The PLA Air Force issued a statement mourning Yu's death, and vowing to "continue to adhere to the strict training, faithful fulfillment of the responsibility of the mission."

Details of accident a military secret

An informed source told RFA on Monday that the details of the accident are classified as confidential, and that further official disclosures are unlikely.

"The media has been reporting her death as that of a hero, the specifics are regarded as a military secret," the source said.

"Her family will receive military compensation, but generally, her superior officers won't be held accountable."

But a second source familiar with the situation said the PLA had deliberately lowered the bar for entry for female fighter jet pilots and other high-profile roles, so as to boost its public image.

"The general flight hours requirement for men is at least 1,000 hours, whereas it was reduced to 750 hours [for women], while the J-10-specific flight time requirement was lowered ... for entry to the Bayi aerobatic team," the source said.

"This shows that the Chinese government has artificially lowered the training requirements in order to send the message that women can be pilots too," he said.

"[Female fighter pilots] already run risks [inherent to the job], but if their learning curve is steeper in training, then it's just a matter of time before there's an accident," the source said.

"China never used to train women fighter pilots, and there are only four women flying J-10s right now, but now they have relaxed the requirements in order to fulfill a propaganda goal," he said.

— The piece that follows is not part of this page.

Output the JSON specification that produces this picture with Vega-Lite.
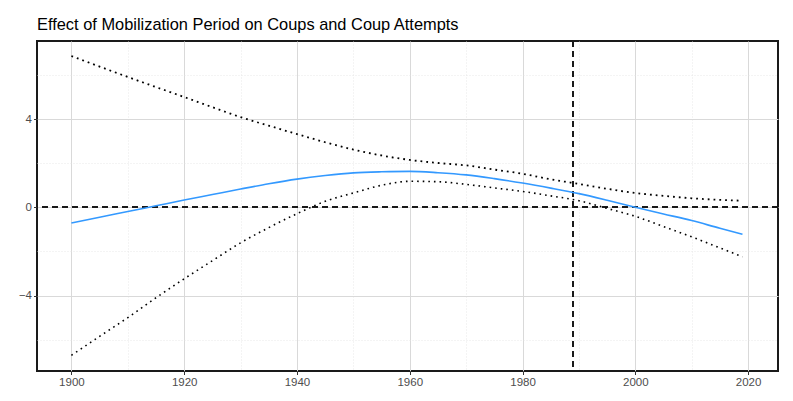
{
  "$schema": "https://vega.github.io/schema/vega-lite/v6.json",
  "width": 741,
  "height": 330,
  "autosize": {"type": "none"},
  "padding": {"left": 37, "top": 41, "right": 15, "bottom": 30},
  "background": "white",
  "title": {
    "text": "Effect of Mobilization Period on Coups and Coup Attempts",
    "anchor": "start",
    "frame": "group",
    "font": "Liberation Sans",
    "fontSize": 16.4,
    "fontWeight": "normal",
    "color": "#000000",
    "baseline": "alphabetic",
    "offset": -6
  },
  "config": {
    "view": {"stroke": "#1a1a1a", "strokeWidth": 2},
    "axis": {
      "labelFont": "Liberation Sans",
      "labelFontSize": 11.5,
      "labelColor": "#4d4d4d",
      "tickColor": "#333333",
      "tickSize": 3.5,
      "labelPadding": 2,
      "domain": false,
      "title": null
    }
  },
  "datasets": {
    "fit": [
      {"year": 1900, "est": -0.71, "upper": 6.86, "lower": -6.71},
      {"year": 1905, "est": -0.45, "upper": 6.38, "lower": -5.85},
      {"year": 1910, "est": -0.19, "upper": 5.91, "lower": -5.0},
      {"year": 1915, "est": 0.07, "upper": 5.45, "lower": -4.1},
      {"year": 1920, "est": 0.33, "upper": 5.0, "lower": -3.24},
      {"year": 1925, "est": 0.58, "upper": 4.54, "lower": -2.42},
      {"year": 1930, "est": 0.83, "upper": 4.09, "lower": -1.61},
      {"year": 1935, "est": 1.07, "upper": 3.7, "lower": -0.92},
      {"year": 1940, "est": 1.28, "upper": 3.32, "lower": -0.29},
      {"year": 1945, "est": 1.44, "upper": 2.95, "lower": 0.27},
      {"year": 1950, "est": 1.56, "upper": 2.62, "lower": 0.65},
      {"year": 1955, "est": 1.61, "upper": 2.35, "lower": 1.0},
      {"year": 1960, "est": 1.63, "upper": 2.15, "lower": 1.18},
      {"year": 1965, "est": 1.57, "upper": 2.01, "lower": 1.16},
      {"year": 1970, "est": 1.47, "upper": 1.9, "lower": 1.04},
      {"year": 1975, "est": 1.3, "upper": 1.71, "lower": 0.88},
      {"year": 1980, "est": 1.1, "upper": 1.52, "lower": 0.72},
      {"year": 1985, "est": 0.87, "upper": 1.27, "lower": 0.52},
      {"year": 1990, "est": 0.62, "upper": 1.06, "lower": 0.3},
      {"year": 1995, "est": 0.32, "upper": 0.84, "lower": -0.05},
      {"year": 2000, "est": 0.0, "upper": 0.65, "lower": -0.41},
      {"year": 2005, "est": -0.3, "upper": 0.52, "lower": -0.87},
      {"year": 2010, "est": -0.6, "upper": 0.41, "lower": -1.34},
      {"year": 2015, "est": -0.95, "upper": 0.34, "lower": -1.84},
      {"year": 2019, "est": -1.22, "upper": 0.3, "lower": -2.24}
    ]
  },
  "data": {"name": "fit"},
  "resolve": {"axis": {"x": "independent", "y": "independent"}},
  "layer": [
    {
      "mark": {"type": "line", "opacity": 0},
      "encoding": {
        "x": {"field": "year", "type": "quantitative",
          "scale": {"domain": [1893.9, 2025.3], "nice": false, "zero": false},
          "axis": {"orient": "bottom", "values": [1910, 1930, 1950, 1970, 1990, 2010], "labels": false, "ticks": false, "grid": true, "gridColor": "#e3e3e3", "gridDash": [1, 2], "gridWidth": 0.8}},
        "y": {"field": "est", "type": "quantitative",
          "scale": {"domain": [-7.42, 7.54], "nice": false, "zero": false},
          "axis": {"orient": "left", "values": [-6, -2, 2, 6], "labels": false, "ticks": false, "grid": true, "gridColor": "#e3e3e3", "gridDash": [1, 2], "gridWidth": 0.8}}
      }
    },
    {
      "mark": {"type": "line", "opacity": 0},
      "encoding": {
        "x": {"field": "year", "type": "quantitative",
          "axis": {"orient": "bottom", "values": [1900, 1920, 1940, 1960, 1980, 2000, 2020], "format": "d", "grid": true, "gridColor": "#d9d9d9", "gridWidth": 1}},
        "y": {"field": "est", "type": "quantitative",
          "axis": {"orient": "left", "values": [-4, 0, 4], "format": "d", "grid": true, "gridColor": "#d9d9d9", "gridWidth": 1}}
      }
    },
    {
      "mark": {"type": "rule", "color": "#1a1a1a", "strokeWidth": 1.2, "strokeDash": [6, 4]},
      "encoding": {"y": {"datum": 0, "type": "quantitative", "axis": null}}
    },
    {
      "mark": {"type": "rule", "color": "#1a1a1a", "strokeWidth": 1.2, "strokeDash": [6, 4]},
      "encoding": {"x": {"datum": 1989, "type": "quantitative", "axis": null}}
    },
    {
      "mark": {"type": "line", "color": "#000000", "strokeWidth": 1.8, "strokeDash": [1.8, 4], "interpolate": "monotone"},
      "encoding": {
        "x": {"field": "year", "type": "quantitative", "axis": null},
        "y": {"field": "upper", "type": "quantitative", "axis": null}
      }
    },
    {
      "mark": {"type": "line", "color": "#000000", "strokeWidth": 1.6, "strokeDash": [1.6, 4], "interpolate": "monotone"},
      "encoding": {
        "x": {"field": "year", "type": "quantitative", "axis": null},
        "y": {"field": "lower", "type": "quantitative", "axis": null}
      }
    },
    {
      "mark": {"type": "line", "color": "#3399ff", "strokeWidth": 1.6, "interpolate": "monotone"},
      "encoding": {
        "x": {"field": "year", "type": "quantitative", "axis": null},
        "y": {"field": "est", "type": "quantitative", "axis": null}
      }
    }
  ]
}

The PLA has similarly reduced entry requirements for women in other high-profile, front-line roles including missile teams, special forces and other types of piloting roles, the source said.

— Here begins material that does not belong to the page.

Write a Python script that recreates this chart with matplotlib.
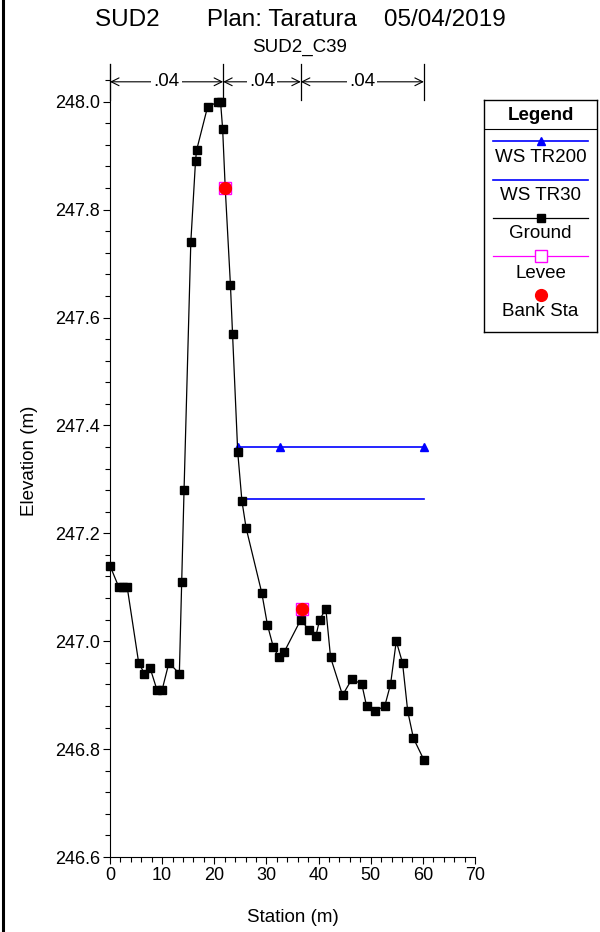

"There's an all-female missile launch team in the No. 2 Artillery Corps, as well as an all-female company in special forces," the source said.

"These are all political decisions. The United States does care about equality for women, but it doesn't reduce its standards; they have to achieve the same standards [as men] ... it's not about the image."

Outpouring of online grief

Yu's death prompted an outpouring of online grief on Chinese social media, with tens of millions of people reading the news and paying their respects, official media reported.

Sichuan-born Yu joined the PLA Air Force Aviation University, graduating in 2009, becoming one of the first 16 Chinese women pilots capable of flying fighter jets.

Women pilots had previously been limited to flying transport aircraft, the China Daily reported.

Yu was among those who flew JL-8 trainer jets above a lavish military parade on Beijing's Tiananmen Square marking the founding of the People's Republic of China in 2009.

She was one of only four women qualified to fly the third-generation J-10, the paper said.

The Chinese Communist Party has promoted gender equality, at least in theory, since it came to power in 1949.

But campaigners say the reality is very different on the ground, and that discrimination still presents major obstacles for Chinese women, who face habitual workplace discrimination, harassment and domestic violence.

When Beijing hosted the Fourth World Conference on Women 20 years ago, the conference laid down a long-term program of improvements to the rights and opportunities offered to women and girls around the world, with requirements for governments to report back to the United Nations on the changes.

The Beijing Declaration pledged to "ensure equal enjoyment of all human rights and fundamental freedoms for all women and girls."

But in March 2015, police detained five women's rights activists as they planned a public campaign against sexual harassment, holding them for 37 days before releasing them on conditional "bail" without dropping the public order charges against them.

Reported by Wong Siu-san and Lee Lai for RFA's Cantonese Service. Translated and written in English by Luisetta Mudie.